[Start Data lines]

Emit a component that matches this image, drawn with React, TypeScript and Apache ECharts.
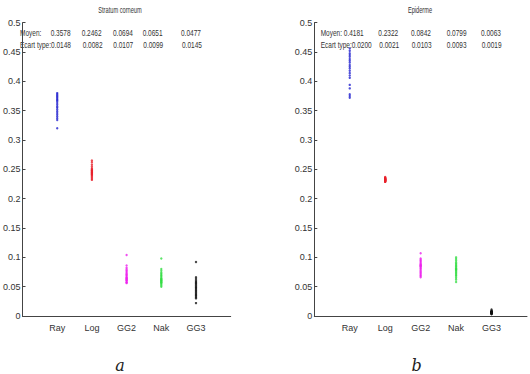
import React, { useEffect, useRef } from "react";
import * as echarts from "echarts";

// Distribution names along the x axis (positions 1..5)
const categories = ["Ray", "Log", "GG2", "Nak", "GG3"];
const yTicks = { min: 0, max: 0.5, interval: 0.05 };

// Panel a: Stratum corneum — estimated parameter per image
const scRay = [0.38, 0.378, 0.376, 0.374, 0.372, 0.37, 0.368, 0.366, 0.363, 0.36, 0.357, 0.355, 0.352, 0.349, 0.346, 0.343, 0.34, 0.337, 0.334, 0.32];
const scLog = [0.265, 0.262, 0.258, 0.255, 0.252, 0.25, 0.249, 0.248, 0.247, 0.246, 0.245, 0.244, 0.243, 0.242, 0.241, 0.24, 0.238, 0.236, 0.234, 0.232];
const scGG2 = [0.104, 0.086, 0.082, 0.079, 0.077, 0.075, 0.073, 0.071, 0.07, 0.068, 0.066, 0.065, 0.064, 0.063, 0.062, 0.061, 0.06, 0.058, 0.057, 0.056];
const scNak = [0.098, 0.08, 0.077, 0.074, 0.072, 0.07, 0.068, 0.066, 0.064, 0.063, 0.062, 0.061, 0.06, 0.059, 0.058, 0.057, 0.056, 0.054, 0.052, 0.05];
const scGG3 = [0.092, 0.066, 0.063, 0.06, 0.058, 0.056, 0.054, 0.052, 0.05, 0.048, 0.046, 0.044, 0.042, 0.04, 0.038, 0.036, 0.034, 0.032, 0.03, 0.022];
const scMean = ["0.3578", "0.2462", "0.0694", "0.0651", "0.0477"];
const scStd = ["0.0148", "0.0082", "0.0107", "0.0099", "0.0145"];

// Panel b: Epiderme
const epRay = [0.456, 0.452, 0.448, 0.445, 0.442, 0.438, 0.435, 0.432, 0.428, 0.425, 0.422, 0.418, 0.414, 0.41, 0.406, 0.394, 0.388, 0.378, 0.375, 0.372];
const epLog = [0.237, 0.236, 0.235, 0.235, 0.234, 0.234, 0.233, 0.233, 0.233, 0.232, 0.232, 0.232, 0.231, 0.231, 0.231, 0.23, 0.23, 0.229, 0.229, 0.229];
const epGG2 = [0.107, 0.098, 0.096, 0.094, 0.092, 0.09, 0.088, 0.087, 0.086, 0.085, 0.084, 0.082, 0.08, 0.078, 0.076, 0.074, 0.072, 0.07, 0.068, 0.066];
const epNak = [0.1, 0.097, 0.094, 0.091, 0.089, 0.087, 0.085, 0.083, 0.081, 0.08, 0.079, 0.078, 0.076, 0.074, 0.072, 0.07, 0.068, 0.065, 0.062, 0.058];
const epGG3 = [0.011, 0.009, 0.008, 0.008, 0.007, 0.007, 0.007, 0.006, 0.006, 0.006, 0.006, 0.006, 0.005, 0.005, 0.005, 0.005, 0.004, 0.004, 0.004, 0.003];
const epMean = ["0.4181", "0.2322", "0.0842", "0.0799", "0.0063"];
const epStd = ["0.0200", "0.0021", "0.0103", "0.0093", "0.0019"];

const colors = ["#2424d0", "#e8202a", "#ee22ee", "#33dd44", "#111111"];
const FONT = "'Liberation Sans', Arial, sans-serif";
const AXIS = "#444";
const TEXT = "#333";

const panels = [
  { title: "Stratum corneum", tag: "a", series: [scRay, scLog, scGG2, scNak, scGG3], mean: scMean, std: scStd },
  { title: "Epiderme", tag: "b", series: [epRay, epLog, epGG2, epNak, epGG3], mean: epMean, std: epStd },
];

const grids = [
  { left: 16, top: 22.7, width: 214.7, height: 293.3 },
  { left: 314.3, top: 22.7, width: 214.2, height: 293.3 },
];

// Left edges of the mean / std columns in each panel
const statCols = [
  { label: 20, title: 120, values: [50.7, 81.7, 113, 142.7, 181], stdValues: [82.7, 113.3, 143.3, 182] },
  { label: 320.7, title: 420, values: [343.8, 378.3, 411, 446.7, 481], stdValues: [379.3, 411.7, 446.7, 481.7] },
];

// Condensed look of the annotation text
const TEXT_SCALE = 0.685;

function statText(text: string, x: number, y: number) {
  return {
    type: "text",
    x,
    y,
    scaleX: TEXT_SCALE,
    style: { text, fill: TEXT, font: `9.5px ${FONT}`, textVerticalAlign: "middle" },
  };
}

export default function App() {
  const ref = useRef<HTMLDivElement>(null);

  useEffect(() => {
    if (!ref.current) return;
    const chart = echarts.init(ref.current, undefined, { renderer: "svg" });

    const xAxis = grids.map((_, i) => ({
      type: "value",
      gridIndex: i,
      min: 0,
      max: 6,
      interval: 1,
      axisLine: { onZero: false, lineStyle: { color: AXIS, width: 1 } },
      axisTick: { show: false },
      splitLine: { show: false },
      axisLabel: {
        color: TEXT,
        fontFamily: FONT,
        fontSize: 9,
        margin: 7,
        formatter: (v: number) => categories[v - 1] ?? "",
      },
    }));

    const yAxis = grids.map((_, i) => ({
      type: "value",
      gridIndex: i,
      min: yTicks.min,
      max: yTicks.max,
      interval: yTicks.interval,
      axisLine: { show: true, lineStyle: { color: AXIS, width: 1 } },
      axisTick: { show: true, inside: true, length: 3, lineStyle: { color: AXIS } },
      splitLine: { show: false },
      axisLabel: { color: TEXT, fontFamily: FONT, fontSize: 9, margin: 2 },
    }));

    const series: any[] = [];
    panels.forEach((p, pi) => {
      p.series.forEach((vals, ci) => {
        series.push({
          type: "scatter",
          xAxisIndex: pi,
          yAxisIndex: pi,
          symbol: "circle",
          symbolSize: 2.4,
          itemStyle: { color: colors[ci] },
          data: vals.map((v) => [ci + 1, v]),
        });
      });
    });

    const graphic: any[] = [];
    panels.forEach((p, pi) => {
      const cols = statCols[pi];
      graphic.push({
        type: "text",
        x: cols.title,
        y: 10,
        scaleX: 0.63,
        style: { text: p.title, fill: TEXT, font: `9px ${FONT}`, textAlign: "center", textVerticalAlign: "middle" },
      });
      graphic.push(statText("Moyen:", cols.label, 32.7));
      graphic.push(statText("Ecart type:" + p.std[0], cols.label, 45.3));
      p.mean.forEach((m, k) => graphic.push(statText(m, cols.values[k], 32.7)));
      p.std.slice(1).forEach((s, k) => graphic.push(statText(s, cols.stdValues[k], 45.3)));
      graphic.push({
        type: "text",
        x: pi === 0 ? 120 : 416.7,
        y: 365,
        style: {
          text: p.tag,
          fill: "#222",
          font: "italic 16px 'DejaVu Serif', 'Liberation Serif', serif",
          textAlign: "center",
          textVerticalAlign: "middle",
        },
      });
    });

    chart.setOption({
      animation: false,
      backgroundColor: "#ffffff",
      grid: grids.map((g) => ({ ...g, containLabel: false })),
      xAxis,
      yAxis,
      series,
      graphic,
    });

    return () => chart.dispose();
  }, []);

  return <div ref={ref} style={{ position: "absolute", left: 0, top: 0, width: 530, height: 374 }} />;
}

[End Data lines]

- Exercise task
Make an exact copy of all the material, but keep the pictures out of it.

- Completed task
Emit a component that matches this image, drawn with React, TypeScript and Apache ECharts.
import React, { useEffect, useRef } from "react";
import * as echarts from "echarts";

// Distribution names along the x axis (positions 1..5)
const categories = ["Ray", "Log", "GG2", "Nak", "GG3"];
const yTicks = { min: 0, max: 0.5, interval: 0.05 };

// Panel a: Stratum corneum — estimated parameter per image
const scRay = [0.38, 0.378, 0.376, 0.374, 0.372, 0.37, 0.368, 0.366, 0.363, 0.36, 0.357, 0.355, 0.352, 0.349, 0.346, 0.343, 0.34, 0.337, 0.334, 0.32];
const scLog = [0.265, 0.262, 0.258, 0.255, 0.252, 0.25, 0.249, 0.248, 0.247, 0.246, 0.245, 0.244, 0.243, 0.242, 0.241, 0.24, 0.238, 0.236, 0.234, 0.232];
const scGG2 = [0.104, 0.086, 0.082, 0.079, 0.077, 0.075, 0.073, 0.071, 0.07, 0.068, 0.066, 0.065, 0.064, 0.063, 0.062, 0.061, 0.06, 0.058, 0.057, 0.056];
const scNak = [0.098, 0.08, 0.077, 0.074, 0.072, 0.07, 0.068, 0.066, 0.064, 0.063, 0.062, 0.061, 0.06, 0.059, 0.058, 0.057, 0.056, 0.054, 0.052, 0.05];
const scGG3 = [0.092, 0.066, 0.063, 0.06, 0.058, 0.056, 0.054, 0.052, 0.05, 0.048, 0.046, 0.044, 0.042, 0.04, 0.038, 0.036, 0.034, 0.032, 0.03, 0.022];
const scMean = ["0.3578", "0.2462", "0.0694", "0.0651", "0.0477"];
const scStd = ["0.0148", "0.0082", "0.0107", "0.0099", "0.0145"];

// Panel b: Epiderme
const epRay = [0.456, 0.452, 0.448, 0.445, 0.442, 0.438, 0.435, 0.432, 0.428, 0.425, 0.422, 0.418, 0.414, 0.41, 0.406, 0.394, 0.388, 0.378, 0.375, 0.372];
const epLog = [0.237, 0.236, 0.235, 0.235, 0.234, 0.234, 0.233, 0.233, 0.233, 0.232, 0.232, 0.232, 0.231, 0.231, 0.231, 0.23, 0.23, 0.229, 0.229, 0.229];
const epGG2 = [0.107, 0.098, 0.096, 0.094, 0.092, 0.09, 0.088, 0.087, 0.086, 0.085, 0.084, 0.082, 0.08, 0.078, 0.076, 0.074, 0.072, 0.07, 0.068, 0.066];
const epNak = [0.1, 0.097, 0.094, 0.091, 0.089, 0.087, 0.085, 0.083, 0.081, 0.08, 0.079, 0.078, 0.076, 0.074, 0.072, 0.07, 0.068, 0.065, 0.062, 0.058];
const epGG3 = [0.011, 0.009, 0.008, 0.008, 0.007, 0.007, 0.007, 0.006, 0.006, 0.006, 0.006, 0.006, 0.005, 0.005, 0.005, 0.005, 0.004, 0.004, 0.004, 0.003];
const epMean = ["0.4181", "0.2322", "0.0842", "0.0799", "0.0063"];
const epStd = ["0.0200", "0.0021", "0.0103", "0.0093", "0.0019"];

const colors = ["#2424d0", "#e8202a", "#ee22ee", "#33dd44", "#111111"];
const FONT = "'Liberation Sans', Arial, sans-serif";
const AXIS = "#444";
const TEXT = "#333";

const panels = [
  { title: "Stratum corneum", tag: "a", series: [scRay, scLog, scGG2, scNak, scGG3], mean: scMean, std: scStd },
  { title: "Epiderme", tag: "b", series: [epRay, epLog, epGG2, epNak, epGG3], mean: epMean, std: epStd },
];

const grids = [
  { left: 16, top: 22.7, width: 214.7, height: 293.3 },
  { left: 314.3, top: 22.7, width: 214.2, height: 293.3 },
];

// Left edges of the mean / std columns in each panel
const statCols = [
  { label: 20, title: 120, values: [50.7, 81.7, 113, 142.7, 181], stdValues: [82.7, 113.3, 143.3, 182] },
  { label: 320.7, title: 420, values: [343.8, 378.3, 411, 446.7, 481], stdValues: [379.3, 411.7, 446.7, 481.7] },
];

// Condensed look of the annotation text
const TEXT_SCALE = 0.685;

function statText(text: string, x: number, y: number) {
  return {
    type: "text",
    x,
    y,
    scaleX: TEXT_SCALE,
    style: { text, fill: TEXT, font: `9.5px ${FONT}`, textVerticalAlign: "middle" },
  };
}

export default function App() {
  const ref = useRef<HTMLDivElement>(null);

  useEffect(() => {
    if (!ref.current) return;
    const chart = echarts.init(ref.current, undefined, { renderer: "svg" });

    const xAxis = grids.map((_, i) => ({
      type: "value",
      gridIndex: i,
      min: 0,
      max: 6,
      interval: 1,
      axisLine: { onZero: false, lineStyle: { color: AXIS, width: 1 } },
      axisTick: { show: false },
      splitLine: { show: false },
      axisLabel: {
        color: TEXT,
        fontFamily: FONT,
        fontSize: 9,
        margin: 7,
        formatter: (v: number) => categories[v - 1] ?? "",
      },
    }));

    const yAxis = grids.map((_, i) => ({
      type: "value",
      gridIndex: i,
      min: yTicks.min,
      max: yTicks.max,
      interval: yTicks.interval,
      axisLine: { show: true, lineStyle: { color: AXIS, width: 1 } },
      axisTick: { show: true, inside: true, length: 3, lineStyle: { color: AXIS } },
      splitLine: { show: false },
      axisLabel: { color: TEXT, fontFamily: FONT, fontSize: 9, margin: 2 },
    }));

    const series: any[] = [];
    panels.forEach((p, pi) => {
      p.series.forEach((vals, ci) => {
        series.push({
          type: "scatter",
          xAxisIndex: pi,
          yAxisIndex: pi,
          symbol: "circle",
          symbolSize: 2.4,
          itemStyle: { color: colors[ci] },
          data: vals.map((v) => [ci + 1, v]),
        });
      });
    });

    const graphic: any[] = [];
    panels.forEach((p, pi) => {
      const cols = statCols[pi];
      graphic.push({
        type: "text",
        x: cols.title,
        y: 10,
        scaleX: 0.63,
        style: { text: p.title, fill: TEXT, font: `9px ${FONT}`, textAlign: "center", textVerticalAlign: "middle" },
      });
      graphic.push(statText("Moyen:", cols.label, 32.7));
      graphic.push(statText("Ecart type:" + p.std[0], cols.label, 45.3));
      p.mean.forEach((m, k) => graphic.push(statText(m, cols.values[k], 32.7)));
      p.std.slice(1).forEach((s, k) => graphic.push(statText(s, cols.stdValues[k], 45.3)));
      graphic.push({
        type: "text",
        x: pi === 0 ? 120 : 416.7,
        y: 365,
        style: {
          text: p.tag,
          fill: "#222",
          font: "italic 16px 'DejaVu Serif', 'Liberation Serif', serif",
          textAlign: "center",
          textVerticalAlign: "middle",
        },
      });
    });

    chart.setOption({
      animation: false,
      backgroundColor: "#ffffff",
      grid: grids.map((g) => ({ ...g, containLabel: false })),
      xAxis,
      yAxis,
      series,
      graphic,
    });

    return () => chart.dispose();
  }, []);

  return <div ref={ref} style={{ position: "absolute", left: 0, top: 0, width: 530, height: 374 }} />;
}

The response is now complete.